The pages of Mays’ storybook career were yellowing at the edges. But his star had yet to fade. Now, the Giant icon was returning to the city where it all began.

Willie Mays became the game’s best player in San Francisco. Yet he remained a beloved figure in New York — even 15 years after the Giants had moved to the West Coast.

Mets owner Joan Payson, once a New York Giants stakeholder when Mays began reaching his height, gave her endorsement for a trade that would bring Mays back to the Big Apple. On May 11, New York obtained the 41-year-old from San Francisco in exchange for pitcher Charlie Williams and $50,000.

It seemed more sentimental than practical.

Mays batted .271 in 1971 with 18 home runs, 61 RBIs, and 123 strikeouts. It only got worse to start 1972. In 49 at-bats, he was hitting .184 without a home run. It got so bad that Giants manage Charlie Fox benched him.

“It’s a wonderful feeling and I’m very thankful I can come back to New York,” Mays said shortly after the trade. “I don’t think I’m just on display here. There’s no doubt in my mind that I can help the Mets if I’m used in the right way.”

For the greatest center fielder ever who stirred at the notion that the team he helped for so long found him expendable, it was a measure of motivation. Especially when his first game as a Met came against the Giants three days later on a damp Shea afternoon covered in raindrops and dripping with nostalgia.

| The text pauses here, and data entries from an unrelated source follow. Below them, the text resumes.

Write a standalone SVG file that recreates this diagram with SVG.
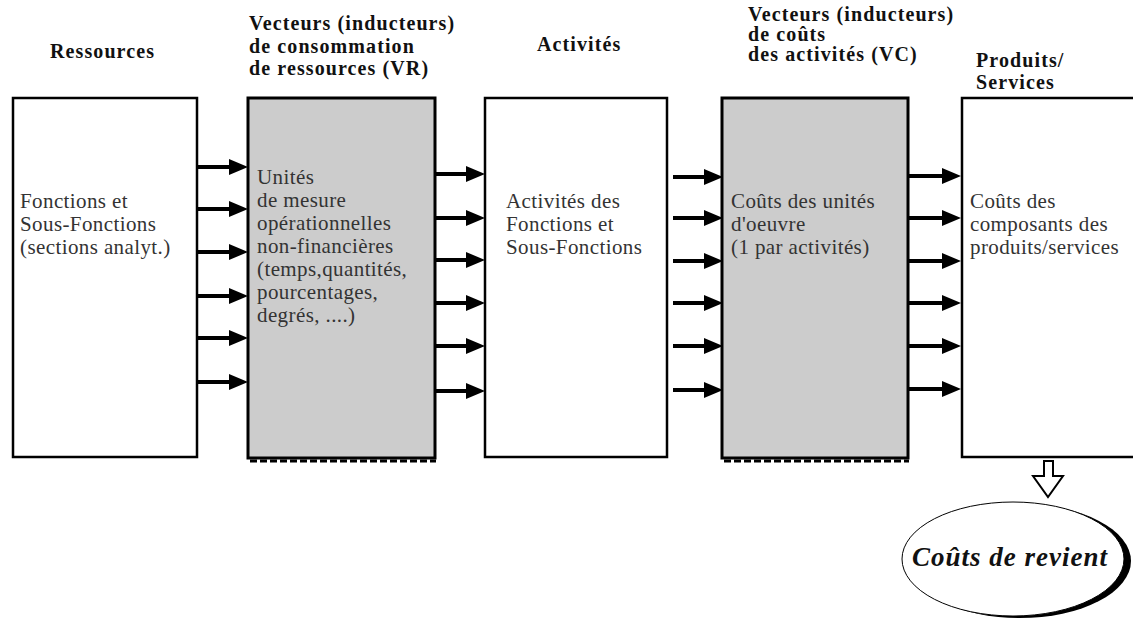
<svg xmlns="http://www.w3.org/2000/svg" width="1133" height="619" viewBox="0 0 1133 619" font-family="Liberation Serif, Times New Roman, serif">
<style>
.hdr{font-weight:bold;font-size:20px;letter-spacing:1.1px;fill:#111}
.txt{font-size:21px;letter-spacing:0.4px;fill:#333}
.box{fill:#fff;stroke:#000;stroke-width:2.5}
.gbox{fill:#cccccc;stroke:#000;stroke-width:3}
.shadow{stroke:#000;stroke-width:3;stroke-dasharray:7 3;fill:none}
.arr{stroke:#000;stroke-width:4;fill:none;marker-end:url(#ah)}
</style>
<defs>
<marker id="ah" markerUnits="userSpaceOnUse" markerWidth="20" markerHeight="18" viewBox="0 0 20 18" refX="6" refY="9" orient="auto">
<path d="M0,1 L19,9 L0,17 Z" fill="#000"/>
</marker>
</defs>
<rect width="1133" height="619" fill="#fff"/>

<g id="headers">
<text class="hdr" x="50" y="58">Ressources</text>
<text class="hdr" x="249" y="30">Vecteurs (inducteurs)</text>
<text class="hdr" x="249" y="53">de consommation</text>
<text class="hdr" x="249" y="75">de ressources (VR)</text>
<text class="hdr" x="537" y="51">Activités</text>
<text class="hdr" x="748" y="21">Vecteurs (inducteurs)</text>
<text class="hdr" x="748" y="41">de coûts</text>
<text class="hdr" x="748" y="61">des activités (VC)</text>
<text class="hdr" x="976" y="67">Produits/</text>
<text class="hdr" x="976" y="89">Services</text>
</g>

<g id="ressources">
<rect class="box" x="13" y="98" width="184" height="359"/>
<text class="txt" x="20" y="208">Fonctions et</text>
<text class="txt" x="20" y="231">Sous-Fonctions</text>
<text class="txt" x="20" y="254">(sections analyt.)</text>
</g>

<g id="vecteurs-vr">
<line class="shadow" x1="250" y1="461" x2="436" y2="461"/>
<rect class="gbox" x="248" y="98" width="187" height="360"/>
<text class="txt" x="257" y="184">Unités</text>
<text class="txt" x="257" y="207">de mesure</text>
<text class="txt" x="257" y="230">opérationnelles</text>
<text class="txt" x="257" y="253">non-financières</text>
<text class="txt" x="257" y="276">(temps,quantités,</text>
<text class="txt" x="257" y="299">pourcentages,</text>
<text class="txt" x="257" y="322">degrés, ....)</text>
</g>

<g id="activites">
<rect class="box" x="485" y="98" width="182" height="359"/>
<text class="txt" x="506" y="208">Activités des</text>
<text class="txt" x="506" y="231">Fonctions et</text>
<text class="txt" x="506" y="254">Sous-Fonctions</text>
</g>

<g id="vecteurs-vc">
<line class="shadow" x1="724" y1="461" x2="909" y2="461"/>
<rect class="gbox" x="722" y="98" width="186" height="360"/>
<text class="txt" x="731" y="208">Coûts des unités</text>
<text class="txt" x="731" y="231">d'oeuvre</text>
<text class="txt" x="731" y="254">(1 par activités)</text>
</g>

<g id="produits">
<rect class="box" x="962" y="98" width="180" height="359"/>
<text class="txt" x="970" y="208">Coûts des</text>
<text class="txt" x="970" y="231">composants des</text>
<text class="txt" x="970" y="254">produits/services</text>
</g>

<g id="cout-revient">
<ellipse cx="1020" cy="561" rx="111" ry="57" fill="#000"/>
<ellipse cx="1013" cy="559" rx="111" ry="57" fill="#fff" stroke="#000" stroke-width="1"/>
<text x="912" y="566" font-weight="bold" font-style="italic" font-size="27" letter-spacing="1" fill="#111">Coûts de revient</text>
</g>

<g id="connectors">
<line class="arr" x1="197" y1="167" x2="235" y2="167"/>
<line class="arr" x1="197" y1="209" x2="235" y2="209"/>
<line class="arr" x1="197" y1="252" x2="235" y2="252"/>
<line class="arr" x1="197" y1="296" x2="235" y2="296"/>
<line class="arr" x1="197" y1="338" x2="235" y2="338"/>
<line class="arr" x1="197" y1="382" x2="235" y2="382"/>

<line class="arr" x1="435" y1="174" x2="472" y2="174"/>
<line class="arr" x1="435" y1="218" x2="472" y2="218"/>
<line class="arr" x1="435" y1="260" x2="472" y2="260"/>
<line class="arr" x1="435" y1="303" x2="472" y2="303"/>
<line class="arr" x1="435" y1="346" x2="472" y2="346"/>
<line class="arr" x1="435" y1="391" x2="472" y2="391"/>

<line class="arr" x1="673" y1="177" x2="710" y2="177"/>
<line class="arr" x1="673" y1="218" x2="710" y2="218"/>
<line class="arr" x1="673" y1="261" x2="710" y2="261"/>
<line class="arr" x1="673" y1="303" x2="710" y2="303"/>
<line class="arr" x1="673" y1="346" x2="710" y2="346"/>
<line class="arr" x1="673" y1="390" x2="710" y2="390"/>

<line class="arr" x1="908" y1="176" x2="948" y2="176"/>
<line class="arr" x1="908" y1="218" x2="948" y2="218"/>
<line class="arr" x1="908" y1="261" x2="948" y2="261"/>
<line class="arr" x1="908" y1="303" x2="948" y2="303"/>
<line class="arr" x1="908" y1="346" x2="948" y2="346"/>
<line class="arr" x1="908" y1="389" x2="948" y2="389"/>

<path d="M1044,461 L1053,461 L1053,476 L1063,476 L1048,497 L1033,476 L1044,476 Z" fill="#fff" stroke="#000" stroke-width="2"/>
</g>
</svg>
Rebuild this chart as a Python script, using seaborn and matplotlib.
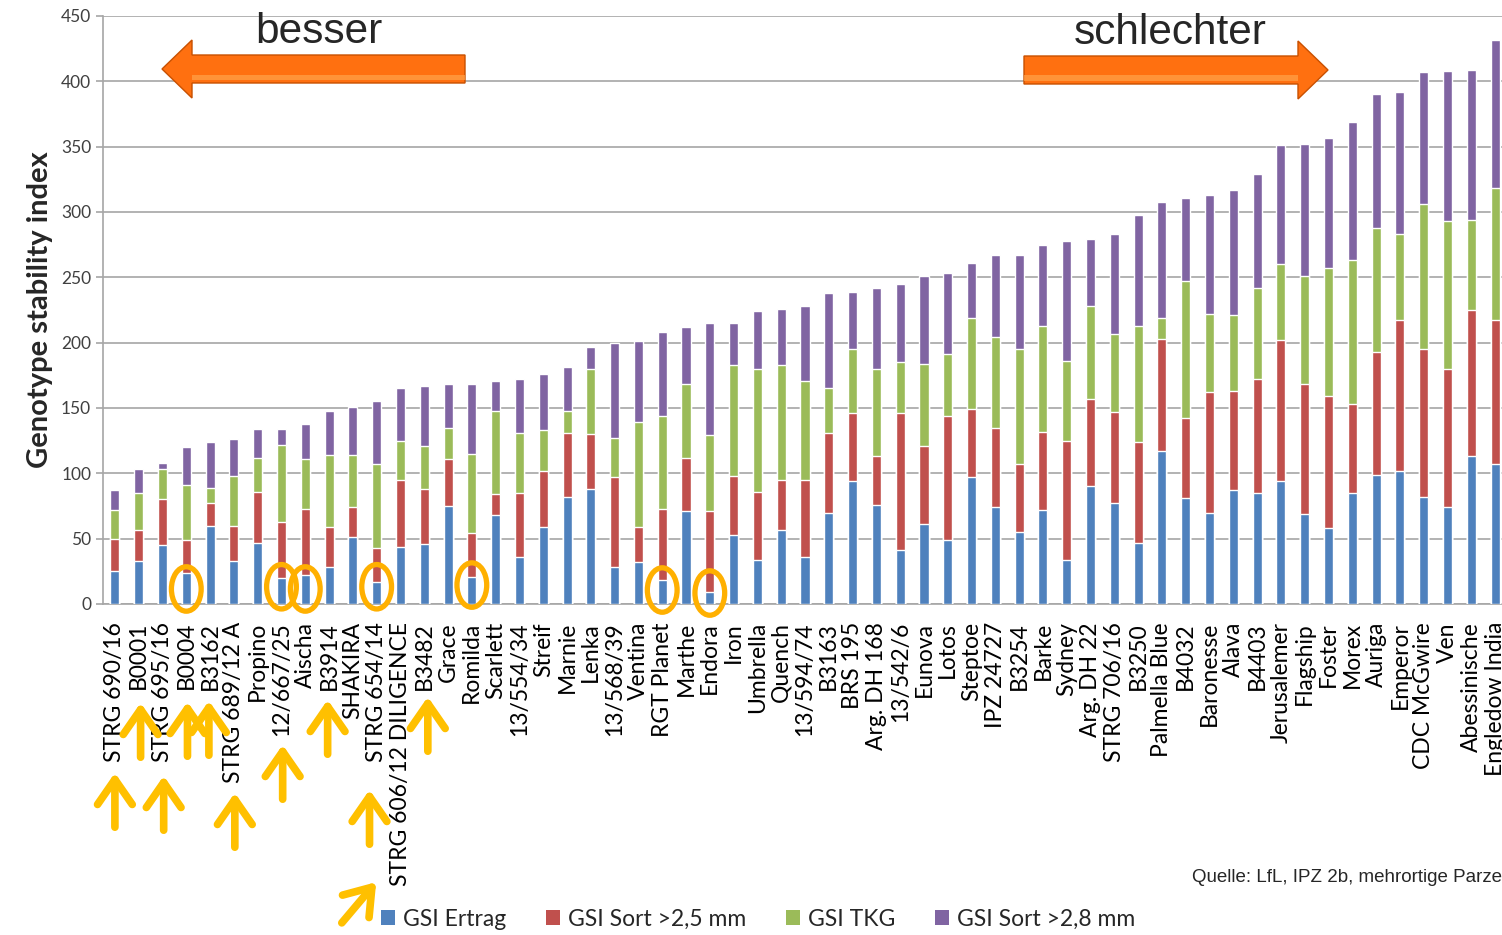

It took until the fifth inning for Willie to remind the fans and his newfound opponents what he had done 646 times already. After walking and scoring in the first, he stepped in against starter Don Carrithers.

Mays connected and drove it over the left-center field fence—a literal blast from the past. It would be the difference in a 5–4 Mets victory. His trot around the bases was unsurprisingly accompanied by a raucous ovation, indicative of the adoration he still carried in New York.

Mays’s storied MLB career would end as a Met, which ran through the 1973 season. In that time, he made the last two of his 24 All-Star Games and ultimately a final World Series send-off that was far from the legend to which all baseball fans had been accustomed.

Following retirement, Mays remained in the Mets organization as a coach until 1979 before eventually making amends with the Giants.